== DATA ==

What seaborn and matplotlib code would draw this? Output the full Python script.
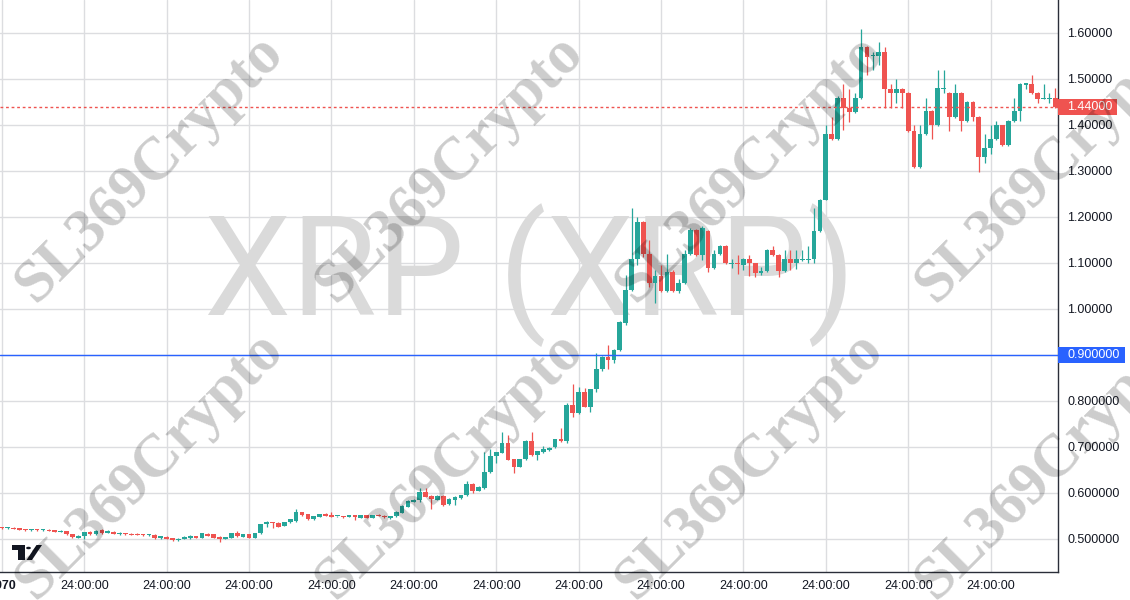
# XRP candle chart, TradingView look
import numpy as np
import pandas as pd
import matplotlib
matplotlib.use("Agg")
import matplotlib.pyplot as plt
import matplotlib.transforms as mtransforms
from matplotlib.patches import Rectangle, Polygon, Circle
import seaborn as sns

# data (one candle per slot)
opens = [
    .525, .523, .524, .523, .521, .519, .520, .519, .520, .519,
    .516, .517, .510, .503, .506, .515, .510, .519, .513, .516,
    .510, .513, .511, .511, .510, .508, .509, .502, .505, .502,
    .497, .500, .502, .506, .503, .511, .510, .505, .500, .503,
    .513, .505, .510, .503, .512, .532, .535, .535, .529, .536,
    .539, .558, .554, .544, .548, .555, .552, .549, .549, .548,
    .552, .546, .552, .546, .552, .551, .545, .549, .557, .570,
    .581, .585, .602, .593, .585, .594, .575, .585, .589, .595,
    .620, .605, .610, .645, .680, .688, .709, .673, .657, .673,
    .714, .682, .689, .693, .701, .718, .712, .792, .773, .820,
    .787, .825, .869, .895, .890, .910, .970, 1.041, 1.108, 1.189,
    1.119, 1.057, 1.072, 1.039, 1.081, 1.039, 1.056, 1.119, 1.171, 1.117,
    1.170, 1.090, 1.119, 1.138, 1.098, 1.100, 1.096, 1.108, 1.099, 1.078,
    1.082, 1.128, 1.118, 1.083, 1.108, 1.099, 1.106, 1.106, 1.108, 1.169,
    1.238, 1.380, 1.369, 1.459, 1.437, 1.428, 1.459, 1.570, 1.550, 1.549,
    1.559, 1.479, 1.469, 1.479, 1.469, 1.387, 1.308, 1.380, 1.431, 1.399,
    1.479, 1.470, 1.418, 1.470, 1.408, 1.450, 1.418, 1.330, 1.350, 1.370,
    1.399, 1.357, 1.409, 1.431, 1.488, 1.489, 1.469, 1.457, 1.457, 1.459,
]
highs = [
    .527, .527, .525, .524, .522, .522, .521, .521, .521, .520,
    .519, .518, .511, .508, .516, .517, .519, .521, .519, .517,
    .515, .514, .512, .512, .511, .511, .510, .507, .506, .503,
    .502, .506, .508, .507, .513, .512, .511, .506, .505, .514,
    .517, .511, .511, .514, .533, .539, .536, .536, .537, .544,
    .566, .559, .555, .550, .555, .556, .558, .551, .550, .553,
    .553, .553, .553, .553, .554, .553, .551, .560, .573, .585,
    .586, .610, .610, .595, .595, .595, .589, .593, .596, .625,
    .621, .615, .690, .696, .690, .733, .725, .674, .674, .716,
    .733, .692, .703, .699, .718, .742, .796, .838, .831, .828,
    .826, .904, .897, .921, .912, .974, 1.073, 1.219, 1.200, 1.191,
    1.150, 1.085, 1.095, 1.119, 1.085, 1.066, 1.128, 1.175, 1.173, 1.180,
    1.172, 1.128, 1.140, 1.140, 1.109, 1.118, 1.110, 1.118, 1.100, 1.092,
    1.130, 1.138, 1.119, 1.128, 1.128, 1.128, 1.128, 1.138, 1.219, 1.240,
    1.399, 1.418, 1.463, 1.489, 1.479, 1.469, 1.608, 1.572, 1.559, 1.580,
    1.570, 1.489, 1.499, 1.481, 1.471, 1.399, 1.399, 1.459, 1.433, 1.519,
    1.519, 1.472, 1.489, 1.472, 1.452, 1.452, 1.420, 1.380, 1.399, 1.408,
    1.401, 1.411, 1.459, 1.491, 1.491, 1.509, 1.471, 1.489, 1.469, 1.480,
]
lows = [
    .522, .521, .521, .519, .518, .518, .518, .518, .517, .515,
    .515, .509, .502, .502, .500, .509, .509, .511, .512, .510,
    .509, .509, .508, .508, .507, .507, .500, .501, .500, .495,
    .496, .499, .501, .502, .502, .506, .502, .494, .499, .502,
    .505, .504, .502, .502, .511, .527, .524, .526, .528, .535,
    .536, .551, .542, .541, .547, .549, .547, .547, .546, .547,
    .541, .545, .545, .545, .550, .546, .544, .548, .556, .569,
    .580, .581, .591, .566, .584, .572, .574, .574, .588, .594,
    .599, .604, .609, .644, .666, .687, .671, .644, .656, .672,
    .681, .672, .688, .692, .698, .711, .708, .766, .772, .787,
    .776, .819, .866, .870, .882, .908, .966, 1.040, 1.095, 1.113,
    1.048, 1.012, 1.037, 1.037, 1.037, 1.035, 1.055, 1.117, 1.115, 1.106,
    1.081, 1.088, 1.117, 1.097, 1.089, 1.077, 1.085, 1.072, 1.070, 1.073,
    1.080, 1.116, 1.069, 1.081, 1.085, 1.087, 1.104, 1.100, 1.099, 1.167,
    1.236, 1.367, 1.367, 1.389, 1.407, 1.426, 1.457, 1.508, 1.519, 1.530,
    1.438, 1.438, 1.448, 1.438, 1.385, 1.306, 1.306, 1.378, 1.369, 1.397,
    1.469, 1.388, 1.416, 1.388, 1.406, 1.408, 1.298, 1.318, 1.338, 1.368,
    1.355, 1.355, 1.407, 1.408, 1.479, 1.467, 1.448, 1.456, 1.448, 1.438,
]
closes = [
    .523, .525, .522, .520, .519, .520, .519, .520, .518, .516,
    .518, .510, .504, .507, .515, .510, .518, .512, .517, .511,
    .514, .510, .509, .509, .509, .510, .502, .506, .501, .497,
    .501, .505, .507, .503, .512, .507, .503, .500, .504, .513,
    .506, .510, .503, .513, .532, .536, .534, .527, .536, .543,
    .558, .552, .543, .549, .554, .550, .548, .550, .548, .552,
    .548, .552, .546, .552, .551, .547, .550, .559, .572, .582,
    .585, .602, .592, .586, .594, .573, .588, .592, .595, .620,
    .605, .614, .645, .680, .689, .709, .672, .657, .673, .714,
    .682, .691, .696, .698, .717, .712, .792, .773, .820, .788,
    .825, .869, .895, .890, .911, .972, 1.041, 1.108, 1.189, 1.119,
    1.057, 1.072, 1.039, 1.081, 1.039, 1.057, 1.119, 1.172, 1.117, 1.177,
    1.090, 1.119, 1.138, 1.099, 1.100, 1.097, 1.108, 1.099, 1.078, 1.083,
    1.128, 1.118, 1.083, 1.108, 1.099, 1.108, 1.109, 1.109, 1.169, 1.238,
    1.380, 1.369, 1.459, 1.437, 1.428, 1.459, 1.570, 1.548, 1.552, 1.559,
    1.479, 1.469, 1.479, 1.469, 1.387, 1.308, 1.380, 1.431, 1.399, 1.480,
    1.481, 1.418, 1.470, 1.408, 1.450, 1.418, 1.330, 1.350, 1.370, 1.399,
    1.357, 1.409, 1.431, 1.489, 1.490, 1.469, 1.457, 1.459, 1.459, 1.440,
]

price_ticks = [0.5, 0.6, 0.7, 0.8, 0.9, 1.0, 1.1, 1.2, 1.3, 1.4, 1.5, 1.6]
price_labels = ["0.500000", "0.600000", "0.700000", "0.800000", "0.900000",
                "1.00000", "1.10000", "1.20000", "1.30000", "1.40000",
                "1.50000", "1.60000"]
time_ticks = list(range(0, 169, 14))
time_labels = ["1970"] + ["24:00:00"] * 12

last_price = 1.44
last_label = "1.44000"
level_price = 0.9
level_label = "0.900000"
title = "XRP (XRP)"
watermark = "SL369Crypto"

UP = "#26A69A"
DOWN = "#EF5350"
BLUE = "#2962FF"
INK = "#131722"

df = pd.DataFrame({"open": opens, "high": highs, "low": lows, "close": closes})
df["x"] = np.arange(len(df))
df["up"] = df["close"] >= df["open"]

sns.set_style("white")
plt.rcParams["font.family"] = ["Liberation Sans", "DejaVu Sans"]

W, H = 1130, 600
fig = plt.figure(figsize=(W / 100, H / 100), dpi=100)
fig.patch.set_facecolor("white")
ax = fig.add_axes([0, 28 / H, 1058 / W, 572 / H])

ax.set_xlim(-0.31, 179.45)
ax.set_ylim(1.6717 - 572 / 460, 1.6717)

# grid
ax.set_xticks(time_ticks)
ax.set_xticklabels(time_labels)
ax.set_yticks(price_ticks)
ax.set_yticklabels(price_labels)
ax.yaxis.tick_right()
ax.grid(True, color="#DCDDE0", linewidth=1.0, zorder=0)
ax.set_axisbelow(True)
ax.tick_params(axis="both", length=0, labelsize=9, colors=INK)
ax.tick_params(axis="y", pad=6.5)
ax.tick_params(axis="x", pad=6)
ax.get_xticklabels()[0].set_fontweight("bold")
for side in ["top", "left"]:
    ax.spines[side].set_visible(False)
for side in ["right", "bottom"]:
    ax.spines[side].set_color("#2A2E39")
    ax.spines[side].set_linewidth(1.0)

# big symbol text behind candles
ax.text(530 / W, 1 - 275 / H, title, transform=fig.transFigure,
        ha="center", va="center", fontsize=100, color="#DADADA",
        family=["Roboto", "DejaVu Sans"], zorder=1)

# candles
cols = np.where(df["up"], UP, DOWN)
ax.vlines(df["x"], df["low"], df["high"], colors=cols, linewidth=0.9, zorder=3)
body_lo = np.minimum(df["open"], df["close"])
body_h = np.maximum((df["close"] - df["open"]).abs(), 0.0022)
ax.bar(df["x"], body_h, bottom=body_lo, width=0.8, color=cols,
       linewidth=0, zorder=4)

# price lines
ax.axhline(last_price, color=DOWN, linewidth=1.0, linestyle=(0, (2, 2)), zorder=5)
ax.axhline(level_price, color=BLUE, linewidth=1.0, zorder=5)

trans = mtransforms.blended_transform_factory(ax.transAxes, ax.transData)
box_h = 16 / 460
for val, txt, colr, wpx in [(last_price, last_label, DOWN, 59),
                            (level_price, level_label, BLUE, 67)]:
    ax.add_patch(Rectangle((1.0, val - box_h / 2), wpx / 1058, box_h,
                           transform=trans, facecolor=colr, edgecolor="none",
                           clip_on=False, zorder=6))
    ax.text(1.0 + 9 / 1058, val, txt, transform=trans, color="white",
            fontsize=9, va="center", ha="left", clip_on=False, zorder=7)

# tradingview logo
def fp(x, y):
    return (x / W, 1 - y / H)

logo = [
    Polygon([fp(12, 545), fp(25, 545), fp(25, 560), fp(17.5, 560),
             fp(17.5, 549.5), fp(12, 549.5)], closed=True),
    Circle(fp(28.5, 548), 2.4 / W),
    Polygon([fp(26.5, 560), fp(32, 560), fp(42, 545), fp(36.5, 545)], closed=True),
]
for p in logo:
    p.set_transform(fig.transFigure)
    p.set_facecolor(INK)
    p.set_edgecolor("none")
    fig.add_artist(p)

# watermarks on top
for cx in [150, 450, 750, 1050]:
    for cy in [168, 465]:
        fig.text(cx / W, 1 - cy / H, watermark, rotation=45,
                 rotation_mode="anchor", ha="center", va="center",
                 fontsize=44, fontweight="bold",
                 family=["Liberation Serif", "DejaVu Serif"],
                 color="black", alpha=0.2, zorder=10)

fig.savefig("out.png", dpi=100)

===

### WHAT TO DO
Take the lines from the start of the material to the line with "import seaborn as sns", both included, and transcribe them exactly without the pictures.

### EXPECTED ANSWER
What seaborn and matplotlib code would draw this? Output the full Python script.
# XRP candle chart, TradingView look
import numpy as np
import pandas as pd
import matplotlib
matplotlib.use("Agg")
import matplotlib.pyplot as plt
import matplotlib.transforms as mtransforms
from matplotlib.patches import Rectangle, Polygon, Circle
import seaborn as sns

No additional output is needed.